Aggregator
Aggregator converts flat data to hierarchical data. It takes input data from a single source, creates a schema (a structured hierarchy of data) by grouping the data based on fields you specify, and then constructs the groups in the schema.
Group By
Choose the field you want to use as the basis for aggregating into a hierarchy by selecting Group by in the tree then clicking Add. Records that have the same value in the field you choose will have their data aggregated into a single hierarchy. If you select multiple fields then the data from all fields must match in order for the records to be grouped into a hierarchy.
For example, if you want to group data by account number you would select the account number field. All incoming records that have the same value in the account number field would have their data grouped into a single hierarchical record.
Output Lists
The fields you choose under Output lists determine which fields are included in each record created by Aggregator. To add a field, select Output lists then click Add and choose one of the following options:
- Existing field
- Select this option if you want to add a field from the dataflow to the hierarchy.
- New data type
- Select this option if you want to create a parent field to which you can then add child fields.
- Template
- This option allows you to add a field based on data in the stage connected to the Aggregator's output port.
If you want the field to have child fields, check the List box.
Enter the name of the field in the Name text box, or leave it as-is if it auto-filled and you are satisfied with the name. Keep in mind that the Aggregator stage does not allow invalid XML characters in field names; it does allow alphanumeric characters, periods (.), underscores (_), and hyphens (-).
Click Add to add the field. You can specify another field to add to the same level in the hierarchy or you can click Close.
To add child fields to an existing field, select the parent field then click Add.
Example of Aggregator
An example of the Aggregator's function is to take a group of street addresses and
turn them into driving directions. You could do this with two points, such as a
start point and an end point, or you could do this with multiple points along a
route. The dataflow for this type of function might look like the following:
The dataflow performs the function as follows:
- The Read from File stage contains street addresses in a flat file.

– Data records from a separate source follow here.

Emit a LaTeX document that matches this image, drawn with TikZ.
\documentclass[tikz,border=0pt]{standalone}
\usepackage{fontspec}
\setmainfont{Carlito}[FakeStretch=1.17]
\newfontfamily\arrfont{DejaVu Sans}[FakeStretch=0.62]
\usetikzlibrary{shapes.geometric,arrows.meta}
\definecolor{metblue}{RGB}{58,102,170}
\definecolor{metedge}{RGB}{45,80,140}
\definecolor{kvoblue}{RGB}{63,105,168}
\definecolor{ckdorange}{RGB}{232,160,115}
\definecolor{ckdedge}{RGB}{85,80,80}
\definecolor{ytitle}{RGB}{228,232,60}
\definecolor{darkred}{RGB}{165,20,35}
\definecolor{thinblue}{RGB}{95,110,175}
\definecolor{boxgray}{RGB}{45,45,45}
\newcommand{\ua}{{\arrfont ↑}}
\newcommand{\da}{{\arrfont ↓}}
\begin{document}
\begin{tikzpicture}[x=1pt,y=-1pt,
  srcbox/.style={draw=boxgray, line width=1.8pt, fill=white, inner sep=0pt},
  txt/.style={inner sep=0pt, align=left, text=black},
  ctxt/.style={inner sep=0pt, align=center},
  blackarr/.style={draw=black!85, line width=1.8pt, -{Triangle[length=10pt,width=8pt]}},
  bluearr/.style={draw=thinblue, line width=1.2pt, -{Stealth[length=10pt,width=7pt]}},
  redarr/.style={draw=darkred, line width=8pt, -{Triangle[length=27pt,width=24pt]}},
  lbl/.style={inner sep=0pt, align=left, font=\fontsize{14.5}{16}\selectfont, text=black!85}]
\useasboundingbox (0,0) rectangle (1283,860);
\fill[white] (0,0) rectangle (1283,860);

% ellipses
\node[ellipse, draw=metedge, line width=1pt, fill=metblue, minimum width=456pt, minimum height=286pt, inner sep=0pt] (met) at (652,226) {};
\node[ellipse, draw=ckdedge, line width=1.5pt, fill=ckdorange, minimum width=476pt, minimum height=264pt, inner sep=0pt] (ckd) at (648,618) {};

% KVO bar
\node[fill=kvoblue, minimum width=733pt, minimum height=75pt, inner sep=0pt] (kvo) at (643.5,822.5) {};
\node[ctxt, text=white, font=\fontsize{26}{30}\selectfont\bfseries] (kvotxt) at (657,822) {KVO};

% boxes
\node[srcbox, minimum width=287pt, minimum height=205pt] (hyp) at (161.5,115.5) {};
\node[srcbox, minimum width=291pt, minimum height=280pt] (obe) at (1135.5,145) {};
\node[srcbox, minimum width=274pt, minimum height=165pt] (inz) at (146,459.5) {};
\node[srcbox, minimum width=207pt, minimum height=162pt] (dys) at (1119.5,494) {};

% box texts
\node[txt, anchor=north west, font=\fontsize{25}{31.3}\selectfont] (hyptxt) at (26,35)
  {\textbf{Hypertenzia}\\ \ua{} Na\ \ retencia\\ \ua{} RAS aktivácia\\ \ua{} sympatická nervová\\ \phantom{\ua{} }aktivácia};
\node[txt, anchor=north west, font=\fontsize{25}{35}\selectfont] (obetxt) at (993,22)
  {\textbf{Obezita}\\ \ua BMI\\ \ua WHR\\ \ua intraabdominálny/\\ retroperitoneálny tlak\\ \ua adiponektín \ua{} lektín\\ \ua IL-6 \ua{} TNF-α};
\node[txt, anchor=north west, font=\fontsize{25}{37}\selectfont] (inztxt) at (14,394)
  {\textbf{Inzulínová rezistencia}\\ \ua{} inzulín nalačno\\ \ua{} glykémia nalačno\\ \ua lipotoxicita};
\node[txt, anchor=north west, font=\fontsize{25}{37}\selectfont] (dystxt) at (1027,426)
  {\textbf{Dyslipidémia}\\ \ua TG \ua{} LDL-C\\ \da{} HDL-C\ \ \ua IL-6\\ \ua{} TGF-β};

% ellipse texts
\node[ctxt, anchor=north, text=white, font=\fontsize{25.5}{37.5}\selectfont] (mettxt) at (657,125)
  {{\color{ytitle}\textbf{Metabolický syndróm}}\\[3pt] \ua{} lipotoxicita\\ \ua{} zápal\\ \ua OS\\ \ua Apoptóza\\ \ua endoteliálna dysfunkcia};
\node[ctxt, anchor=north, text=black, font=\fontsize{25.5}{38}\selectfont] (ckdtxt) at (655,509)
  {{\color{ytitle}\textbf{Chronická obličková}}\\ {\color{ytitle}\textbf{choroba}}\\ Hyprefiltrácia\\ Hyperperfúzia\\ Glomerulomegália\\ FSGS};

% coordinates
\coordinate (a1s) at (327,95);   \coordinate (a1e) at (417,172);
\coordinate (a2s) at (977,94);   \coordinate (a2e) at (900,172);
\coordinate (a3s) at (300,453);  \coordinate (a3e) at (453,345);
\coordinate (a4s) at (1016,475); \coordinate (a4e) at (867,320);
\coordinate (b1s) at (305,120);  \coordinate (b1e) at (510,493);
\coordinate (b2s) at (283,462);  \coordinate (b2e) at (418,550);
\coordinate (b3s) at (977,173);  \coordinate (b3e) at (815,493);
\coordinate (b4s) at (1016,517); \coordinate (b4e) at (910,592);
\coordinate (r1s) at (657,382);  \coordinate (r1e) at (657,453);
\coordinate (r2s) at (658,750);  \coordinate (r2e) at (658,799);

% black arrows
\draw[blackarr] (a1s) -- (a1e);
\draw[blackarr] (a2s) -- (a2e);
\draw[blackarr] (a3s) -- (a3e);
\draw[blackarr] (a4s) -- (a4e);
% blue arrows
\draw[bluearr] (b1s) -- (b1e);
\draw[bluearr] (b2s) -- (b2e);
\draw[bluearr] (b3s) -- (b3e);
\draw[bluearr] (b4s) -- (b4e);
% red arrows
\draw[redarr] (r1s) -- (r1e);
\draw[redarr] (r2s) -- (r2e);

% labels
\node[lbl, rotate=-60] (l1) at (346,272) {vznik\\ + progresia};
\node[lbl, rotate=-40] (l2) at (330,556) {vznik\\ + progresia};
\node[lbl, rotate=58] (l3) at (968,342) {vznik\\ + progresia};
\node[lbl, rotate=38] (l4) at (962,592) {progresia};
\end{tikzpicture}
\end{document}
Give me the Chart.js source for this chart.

The fields in this file include the following:
- an ID, which identifies a particular address in the file
- a Type, which indicates whether the address is a "From" address or a "To" address
- an AddressLine1 field, which provides the street address
- a LastLine field, which includes such information as a city, state, and/or postal code
- The Field Transform between the Read from File stage and
the Math stage changes the format of the ID field from string to double because
the Math stage does not accept string data.
- The Math stage creates an expression that establishes a
Group ID field to be used downstream in the dataflow. In this example, it
calculates the Group ID as the floor of, or rounds down, the value of the ID
field divided by 2. So, if the ID is 3, then the expression is 3/2, which equals
1.5. When you round down 1.5, it becomes 1. If the ID is 2, then the expression
is 2/2, which equals 1, and there is no need to round down. Therefore, IDs 2 and
3 have the same Group ID of 1.
- Geocode US Address obtains latitudes and longitudes for each address.
- The Aggregator stage establishes that the data should be
grouped by the GroupID field and that the output lists should include Route
Points devised of latitudes and longitudes. The instructions below show how to manually configure the Aggregator stage for this dataflow:
- Double-click the Aggregator stage, and then double-click Group by.
- Select the GroupID field and click OK. Using this field will allow us to include route points for the next stage in the dataflow. Route points are essential for a dataflow that produces directions.
- Double-click Output lists. The Field Options dialog box appears.
- Select New data type. In the Type name field enter RoutePoint. In the Name field enter RoutePoints. By default, this is a list and cannot be changed, so the checkbox is grayed out.
- Press OK.
- Click RoutePoints and click Add. The Field Options dialog box appears again.
- Route Points are made up of latitudes and longitudes, so we need to
first add an Existing field from the existing
input field Latitude. The
Name field will auto-populate.
Repeat this step for Longitude.
The completed Aggregator stage will appear as follows:
- Get Travel Directions provides driving instructions from point IDs 0, 2, and 4 to point IDs 1, 3, and 5, respectively.
- The Splitter stage establishes that the data should be split at the Route Directions field and that the output lists should include all of the possible fields from the Get Travel Directions stage.
- The Write to File stage writes the directions to an output file.